Another thing to bear in mind is that even though your natural colour contrast is high, it is not as extreme as that of a Bright Winter. So pairing colours that sit opposite each other on the colour wheel, such as yellow and purple, may look overpowering on you. Instead, always pair a neutral with an accent colour. Monochromatic and neutrals-only combinations will also look dull on you.
Patterns & Prints
If you are thinking of incorporating some patterns and prints into your wardrobe, consider the following:
The best patterns are those that only contain Dark Winter colours – like in the first example below.

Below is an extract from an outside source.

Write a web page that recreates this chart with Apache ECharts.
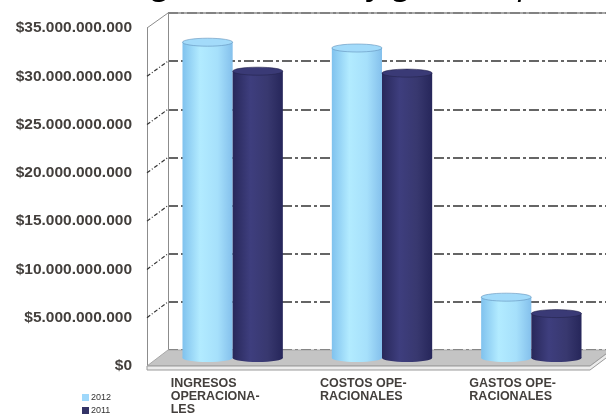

If a pattern contains some but not much colour from a disharmonious palette – like in the second example, you can also wear it.
The last example contains too much of a disharmonious colour (a Light Spring peach, which is light and warm). Avoid this pattern.
Since your natural colouring is highly contrasted, opt for patterns that reflect this natural high contrast level rather than ones which blend too much together.
In the example below, both patterns are in Dark Winter colours and wearable. However, the second pattern displays a higher contrast between the elements and is therefore more flattering.
Great patterns for Dark Winter are bold, highly contrasted, and contain unusual and unexpected elements.
Look for patterns with geometric shapes or round and rectangular shapes mixed together. Abstract prints are great too; as are stylised versions of natural elements.
Natural floral patterns – like in the first example, are best avoided. If you want to wear floral patterns, opt for stylised flowers.
Also avoid small elements in dense arrangements and anything faded or blended (such as watercolour prints).
Metals & Accessories
Since Dark Winter colours are neutral-cool, gold may also work for you. However, your best metals are cool, like silver and pewter. If you do want to wear gold, opt for a dark one that is not too yellow.
Metals can either be shiny or matte, as the difference is not as apparent on a Dark Winter.
Ruby is an ideal stone for Dark Winter. Saturated violet stones are also great, as is emerald.
And one of the best choices is sapphire because of its deep, cold and rich colouring.